Corporate performance can thus be opportunistic, circumstantial, or orchestrated. It is opportunistic or circumstantial when a company delivers stellar performance that is not directly attributable to the skillful management and decisions of the managers, but is due to the results of favorable operating conditions, and benign competitive conditions.
Performance is orchestrated when stellar results are a product of the deliberate, consistent and effective high quality decisions by managers, whether or not the operating and competitive conditions are favorable or not.
- The Corporate Financial Intelligence Framework (CFI™) is the design of a corporate policy, system, culture and organisation that deliberately employs financial information and techniques as critical tools in evaluating business opportunities, strategies investment and financing decisions, risk evaluation, performance analysis and reward.
Organisations with a well-established Corporate Financial Intelligence Framework have high corporate financial intelligence quotient (CFIQ™) and are likely to deliver consistently better performance relative to those with low corporate financial intelligence quotient (CFIQ™).
Components of the CFI Framework are:
- Managerial Financial Intelligence, a situation in which all managers responsible for taking decisions that impacts on the performance of the business are aware of the financial implication of these decisions, and have sufficient level of financial skills and knowledge to enable them read and understand basic financial statements, and use financial tools in problem analysis, proposing solution options, making informed choices and evaluating decision outcomes.
An evaluation of a sample of Nigerian managers suggests a generally low level of managerial financial intelligence and weak adoption conditions and intentions for corporate financial intelligence framework within the organisations they manage.

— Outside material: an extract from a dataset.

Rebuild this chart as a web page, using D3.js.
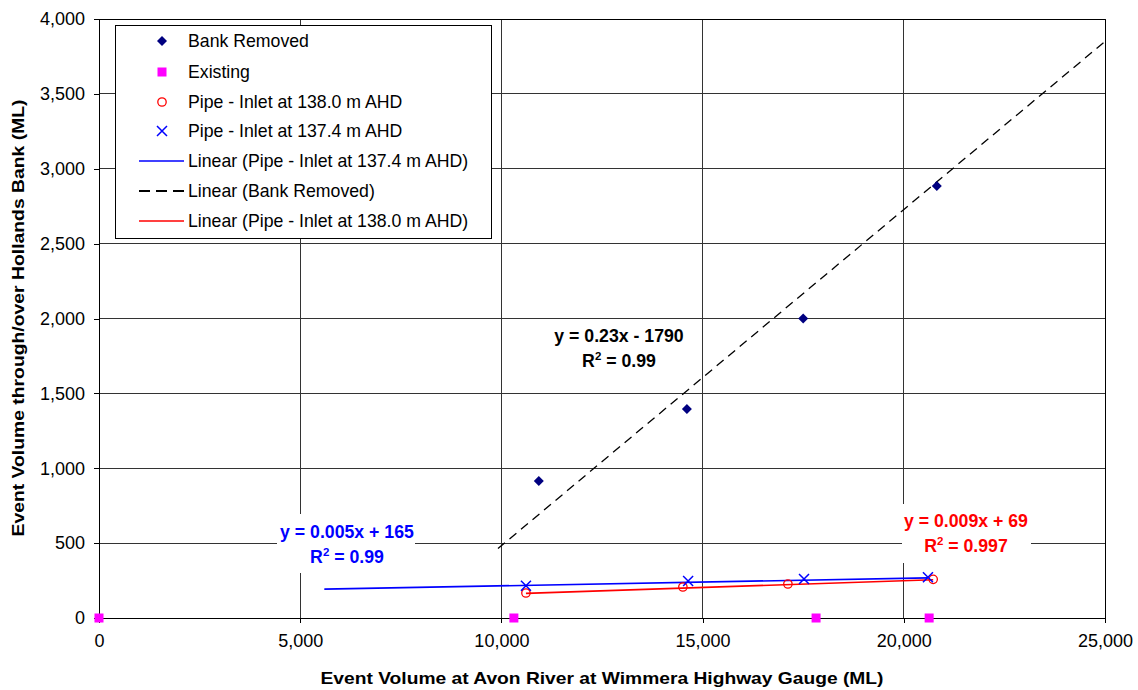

- The design and implementation of Managerial Financial Information System (MFIS) for gathering, storing and distributing relevant financial information from within and outside the organisation to relevant decision makers within the firm.

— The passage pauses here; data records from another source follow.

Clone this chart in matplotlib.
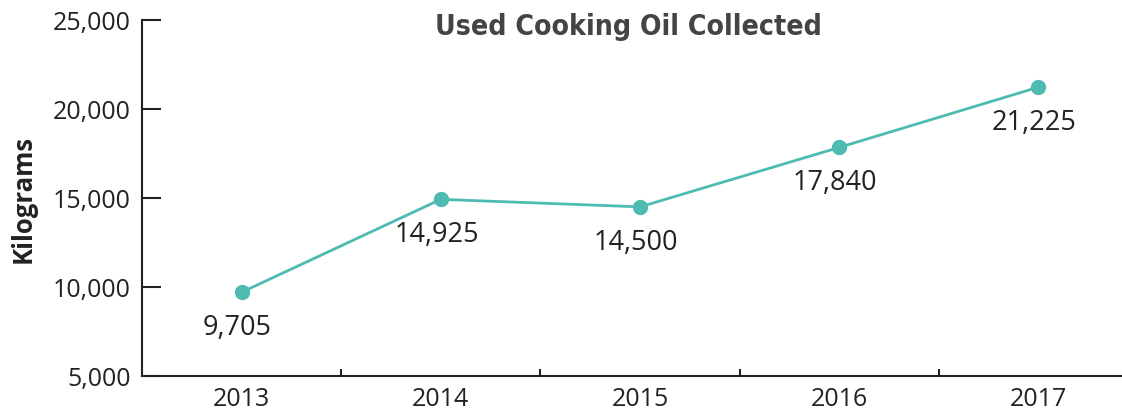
import matplotlib.pyplot as plt
from matplotlib.ticker import FuncFormatter

years = ['2013', '2014', '2015', '2016', '2017']
kilograms = [9705, 14925, 14500, 17840, 21225]

line_color = '#4dbbb0'
text_color = '#222222'

plt.rcParams['font.family'] = ['Open Sans', 'DejaVu Sans']

fig = plt.figure(figsize=(11.22, 4.10), dpi=100)
ax = fig.add_axes([0.1266, 0.0805, 0.8734, 0.8683])

x = list(range(len(years)))
ax.plot(x, kilograms, color=line_color, linewidth=2, marker='o', markersize=10, zorder=3)

for xi, val in zip(x, kilograms):
    ax.annotate(f'{val:,}', (xi, val), xytext=(-3, -25), textcoords='offset points',
                ha='center', va='center', fontsize=19.5, color=text_color)

ax.set_xlim(-0.5, 4.42)
ax.set_ylim(5000, 25000)
ax.set_yticks([5000, 10000, 15000, 20000, 25000])
ax.yaxis.set_major_formatter(FuncFormatter(lambda v, p: f'{int(v):,}'))

ax.set_xticks(x)
ax.set_xticklabels(years)
ax.set_xticks([0.5, 1.5, 2.5, 3.5], minor=True)
ax.tick_params(axis='x', which='major', length=0, pad=7, labelsize=18, labelcolor=text_color)
ax.tick_params(axis='x', which='minor', direction='in', length=5, width=1.5, color=text_color)
ax.tick_params(axis='y', direction='in', length=14, width=1.5, pad=8, labelsize=18,
               labelcolor=text_color, color=text_color)

for side in ['top', 'right']:
    ax.spines[side].set_visible(False)
for side in ['left', 'bottom']:
    ax.spines[side].set_linewidth(1.5)
    ax.spines[side].set_color(text_color)

ax.set_ylabel('Kilograms', fontsize=18.5, fontweight='bold', color=text_color, labelpad=12)
fig.text(0.56, 0.935, 'Used Cooking Oil Collected', ha='center', va='center', fontsize=20.3,
         fontweight='bold', fontstretch='condensed', color='#444444',
         family=['DejaVu Sans'])

fig.savefig('out.png', dpi=100)
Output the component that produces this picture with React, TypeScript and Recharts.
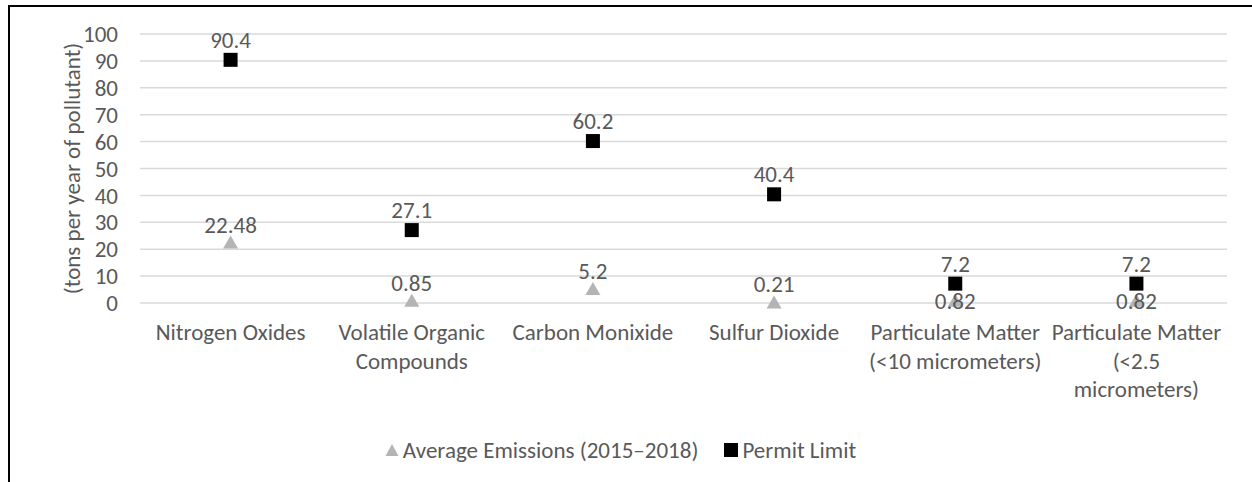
import {
  ComposedChart,
  Line,
  XAxis,
  YAxis,
  CartesianGrid,
  Legend,
  LabelList,
} from "recharts";

const categories = [
  "Nitrogen Oxides",
  "Volatile Organic Compounds",
  "Carbon Monixide",
  "Sulfur Dioxide",
  "Particulate Matter (<10 micrometers)",
  "Particulate Matter (<2.5 micrometers)",
];
const tickLines = [
  ["Nitrogen Oxides"],
  ["Volatile Organic", "Compounds"],
  ["Carbon Monixide"],
  ["Sulfur Dioxide"],
  ["Particulate Matter", "(<10 micrometers)"],
  ["Particulate Matter", "(<2.5", "micrometers)"],
];
const avgEmissions = [22.48, 0.85, 5.2, 0.21, 0.82, 0.82];
const permitLimit = [90.4, 27.1, 60.2, 40.4, 7.2, 7.2];
const yTicks = [0, 10, 20, 30, 40, 50, 60, 70, 80, 90, 100];

const data = categories.map((name, i) => ({
  name,
  avg: avgEmissions[i],
  permit: permitLimit[i],
}));

const FONT = "Carlito, Lato, 'Open Sans', sans-serif";
const TEXT = "#595959";
const GRAY = "#b4b4b4";
const FS = 23;

const Triangle = (props: any) => {
  const { cx, cy } = props;
  if (cx == null || cy == null) return null;
  return (
    <path
      d={`M${cx},${cy - 7} L${cx + 7.5},${cy + 6} L${cx - 7.5},${cy + 6} Z`}
      fill={GRAY}
    />
  );
};

const Square = (props: any) => {
  const { cx, cy } = props;
  if (cx == null || cy == null) return null;
  return <rect x={cx - 7} y={cy - 7} width={14} height={14} fill="#000" />;
};

// avg labels sit on the point itself when the permit marker is right above it
const AvgLabel = (props: any) => {
  const { x, y, value, index } = props;
  const crowded = permitLimit[index] - avgEmissions[index] < 10;
  return (
    <text
      x={x}
      y={crowded ? y + 8 : y - 10}
      textAnchor="middle"
      fill={TEXT}
      fontSize={FS}
      fontFamily={FONT}
    >
      {value}
    </text>
  );
};

const CategoryTick = (props: any) => {
  const { x, y, payload } = props;
  const lines = tickLines[payload.index] || [payload.value];
  return (
    <text x={x} y={y} textAnchor="middle" fill={TEXT} fontSize={FS} fontFamily={FONT}>
      {lines.map((l: string, i: number) => (
        <tspan key={i} x={x} dy={i === 0 ? 29 : 28.5}>
          {l}
        </tspan>
      ))}
    </text>
  );
};

const LegendContent = () => (
  <div
    style={{
      display: "flex",
      justifyContent: "center",
      alignItems: "center",
      fontFamily: FONT,
      fontSize: FS,
      color: TEXT,
      paddingLeft: 4,
    }}
  >
    <svg width={14} height={14} style={{ marginRight: 4 }}>
      <path d="M7,1 L13.5,13 L0.5,13 Z" fill={GRAY} />
    </svg>
    <span>Average Emissions (2015–2018)</span>
    <svg width={14} height={14} style={{ marginLeft: 26, marginRight: 4 }}>
      <rect x={0} y={0} width={14} height={14} fill="#000" />
    </svg>
    <span>Permit Limit</span>
  </div>
);

export default function App() {
  return (
    <div
      style={{
        position: "absolute",
        left: 8,
        top: 5,
        borderLeft: "2px solid #000",
        borderTop: "2px solid #000",
        width: 1250,
        height: 480,
        background: "#fff",
      }}
    >
      <ComposedChart
        width={1242}
        height={475}
        data={data}
        margin={{ top: 27, right: 25, bottom: 18, left: 0 }}
      >
        <CartesianGrid vertical={false} stroke="#d9d9d9" strokeWidth={1.5} />
        <XAxis
          dataKey="name"
          scale="band"
          axisLine={false}
          tickLine={false}
          interval={0}
          height={133}
          tick={<CategoryTick />}
        />
        <YAxis
          domain={[0, 100]}
          ticks={yTicks}
          interval={0}
          axisLine={false}
          tickLine={false}
          tickMargin={16}
          width={130}
          tick={{ fill: TEXT, fontSize: FS, fontFamily: FONT }}
          label={{
            value: "(tons per year of pollutant)",
            angle: -90,
            position: "center",
            dx: -3,
            fill: TEXT,
            fontSize: FS,
            fontFamily: FONT,
          }}
        />
        <Legend verticalAlign="bottom" content={<LegendContent />} />
        <Line
          dataKey="permit"
          name="Permit Limit"
          stroke="none"
          dot={<Square />}
          activeDot={false}
          isAnimationActive={false}
        >
          <LabelList
            dataKey="permit"
            position="top"
            offset={12}
            fill={TEXT}
            fontSize={FS}
            fontFamily={FONT}
          />
        </Line>
        <Line
          dataKey="avg"
          name="Average Emissions (2015–2018)"
          stroke="none"
          dot={<Triangle />}
          activeDot={false}
          isAnimationActive={false}
        >
          <LabelList dataKey="avg" content={<AvgLabel />} />
        </Line>
      </ComposedChart>
    </div>
  );
}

- There needs to be a high level of commitment from top managers / executives and the entire organisation to the institution and adoption of corporate financial intelligence framework on a consistent basis.
- The design and implementation of firm-specific, process and function-specific key financial performance indicators (KFPI). The KFPI must comprise of both leading indicators that will direct and reward actions towards improving performance in a measurable way, and lagging indicators that will measure the results of such actions, as a basis for rewarding and sustaining performance.
- The institution of processes, systems and culture that promote and support corporate financial intelligence in the organisation. A corporate strategy and operation built around corporate financial intelligence.
Corporate financial intelligence should be driven by the leadership of the corporation, that is, the board of directors and the chief executive, and cascaded to all employees.
Following the adoption of the corporate financial intelligence framework, the organisation can develop a corporate financial intelligence scorecard, which will help define, communicate, monitor and measure the execution of corporate financial intelligence of the business over time, enabling the measurement of the corporate financial intelligence quotient (CFIQ™) of the organisation.
The design and committed adoption of the corporate financial intelligence framework, leads to high corporate financial intelligence quotient (CFIQ™) for the organisation and measurable improvement in corporate performance and shareholder value on a sustainable basis. It is conceivable that corporate financial intelligence can serve as a basis of competitive advantage for the organisation.